Over the course of a lifetime, the list of things you thought you'd never see, but inevitably do, grows ever longer.
And now, one more entry: watching a guy's ear explode, for real, live, in prime time, in bloody high definition, on a normally staid, steadfastly middle-of-the-road American television network.
So yes, Kimbo Slice night on CBS lived up to most of the hopes and fears.
The hope that bringing mixed martial arts to the network of Andy Rooney would generate enormous amounts of hype?
Check. Slice, aka Kevin Ferguson, graced magazine covers, was a subject of great interest to the conventional sports press, and surely drew a large number of the curious to a place where they'd never been before.
The fear from mixed martial arts purists that a sport still battling to establish its legitimacy might be drawn back towards its grotty, "human cockfighting" origins?
Check. The dancing girls, the fireworks, the ridiculous pro-wrestling style stage entrances, Slice's obvious lack of skills and a couple of extremely dubious stoppages (including that of the main event) certainly did nothing to advance the cause.
The hope that, as the very excitable announcer Gus Johnson promised early in the proceedings, "There will be blood!"?
Check. Buckets of it, climaxing when the grotesque cauliflower ear sported by Slice's opponent, James (The Colossus) Thompson, popped like a party balloon.
The fear that we're all going to hell in a handbasket?
Well, it might be a little late for that, given that anything shocking about Saturday's proceedings had far more to do with the context than the actual content. Look around. It's everywhere.
(And for the sake of perspective, remember that they used to show boxing on the networks three nights a week. Benny (Kid) Paret died in front of a live television audience. So did Davey Moore. So did Duk Koo Kim.)
What was fascinating about Saturday's show (which otherwise was pretty much what anyone who has watched MMA would expect a moderately interesting card featuring a cast of second-raters) was listening to Johnson and company try to construct a conventional sports hero narrative around someone who would terrify most Americans were he to show up at their front door unannounced.

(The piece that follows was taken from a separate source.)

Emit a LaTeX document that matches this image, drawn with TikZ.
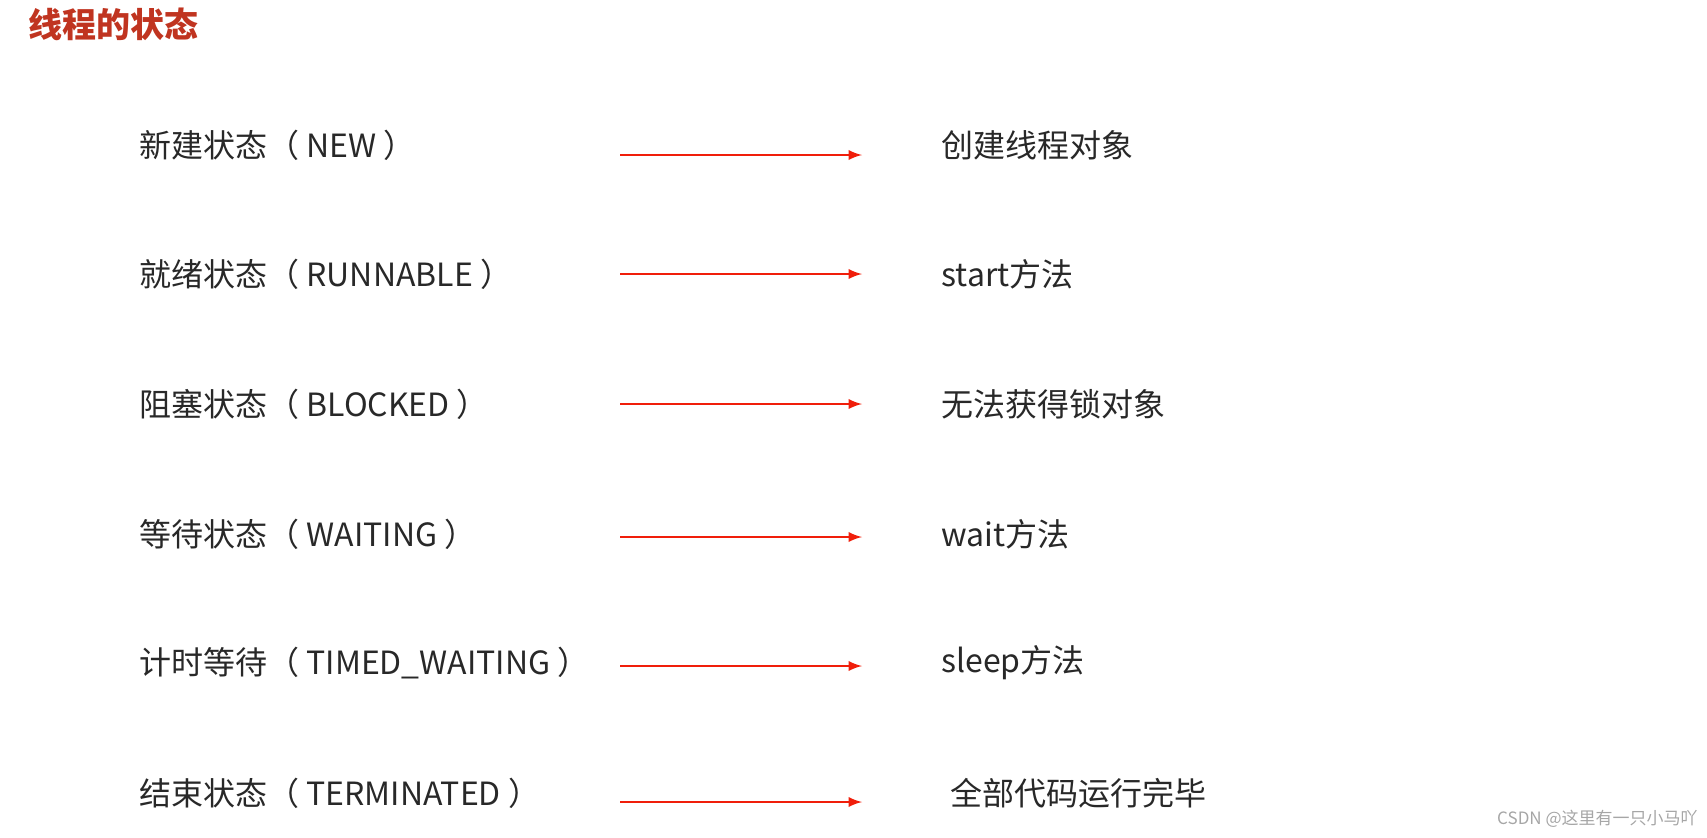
\documentclass[tikz,border=0pt]{standalone}
\usepackage{fontspec}
\setmainfont{Noto Sans CJK SC}
\usetikzlibrary{positioning}
\definecolor{titlered}{RGB}{192,52,32}
\definecolor{arrowred}{RGB}{240,30,10}
\definecolor{txtgray}{RGB}{40,40,40}
\tikzset{>=latex,
	state/.style={anchor=west,inner sep=0pt,font=\fontsize{16}{18}\selectfont,text=txtgray},
	cause/.style={anchor=west,inner sep=0pt,font=\fontsize{16}{18}\selectfont,text=txtgray},
	link/.style={->,arrowred,line width=1.3pt}}
\begin{document}
\begin{tikzpicture}[x=0.5pt,y=-0.5pt]
	\useasboundingbox (0,0) rectangle (1707,837);
	\node (title) at (28,24) [anchor=west,inner sep=0pt,font=\fontsize{17}{20}\bfseries\selectfont,text=titlered] {线程的状态};
	\node (s1) at (139,145) [state] {新建状态（ NEW ）};
	\node (s2) at (139,274) [state] {就绪状态（ RUNNABLE ）};
	\node (s3) at (139,404) [state] {阻塞状态（ BLOCKED ）};
	\node (s4) at (139,534) [state] {等待状态（ WAITING ）};
	\node (s5) at (139,663) [state] {计时等待（ TIMED\_WAITING ）};
	\node (s6) at (139,793) [state] {结束状态（ TERMINATED ）};
	\node (c1) at (941,145) [cause] {创建线程对象};
	\node (c2) at (941,274) [cause] {start方法};
	\node (c3) at (941,404) [cause] {无法获得锁对象};
	\node (c4) at (941,534) [cause] {wait方法};
	\node (c5) at (941,663) [cause] {sleep方法};
	\node (c6) at (950,793) [cause] {全部代码运行完毕};
	\coordinate (a1) at (620,155); \coordinate (b1) at (862,155);
	\coordinate (a2) at (620,274); \coordinate (b2) at (862,274);
	\coordinate (a3) at (620,404); \coordinate (b3) at (862,404);
	\coordinate (a4) at (620,537); \coordinate (b4) at (862,537);
	\coordinate (a5) at (620,666); \coordinate (b5) at (862,666);
	\coordinate (a6) at (620,802); \coordinate (b6) at (862,802);
	\foreach \i in {1,...,6}
		\draw [link] (a\i) -- (b\i);
	\node (mark) at (1698,819) [anchor=east,inner sep=0pt,font=\fontsize{8.5}{10}\selectfont,text=gray!70] {CSDN @这里有一只小马吖};
\end{tikzpicture}
\end{document}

For those who don't know by now, Slice is a legitimate tough guy, a bouncer and bodyguard who was homeless for a spell, and who is employed most notably by purveyors of internet pornography (a fact they somehow failed to mention during the broadcast). He made his fighting reputation not in a ring or an octagon or a cage, but in Miami backyards and parking lots, those savage bare knuckle street fights preserved for posterity and distributed via YouTube.
The trip from there to mainstream benediction by CBS happened remarkably quickly (Slice had been involved in only three "legitimate" bouts), and required the construction of a contemporary Horatio Alger myth.
"Not that long ago, this man was homeless," Johnson told the audience. "Bathing in the ocean…using the bathroom wherever he was." (A bit too much information there)…
"They asked him, "Why do you fight?'
"'I fight for the money,'" he said.
(In an interview earlier in the week, Johnson went farther, making reference to the shaky U.S. economy, to the foreclosures and job losses, and painted Slice as a representative of the beleaguered American working class.)
Once upon a time, they tried to soften and racially neutralize Mike Tyson's image by telling the story of his kindly aged white mentor/trainer, about how he raised pigeons, about how outside the ring he was smarter and gentler than anyone would have imagined.
With Slice, they're not bothering with anything like that. He's not nicer and gentler than anyone would imagine. But there's a good reason for it.
The problem was that on Saturday, he didn't really deliver the goods. Matched against an opponent chosen specifically because he had a history of being knocked out in spectacular fashion, Slice struggled mightily. He was hopeless when taken to the ground. He was completely out of gas by the third round, when Thompson's glass ear let him down. Temporarily stunned, Thompson absorbed some hard shots from Slice, and then the referee leaped in just as fast as he could to preserve the desired ending.
But how do you re-invent the character called Kimbo Slice when in the end he looked more relieved and shaken than triumphant, more intimidated than intimidating, out of place under the big spotlight, miscast, almost a sympathetic figure? Better get to work on that script.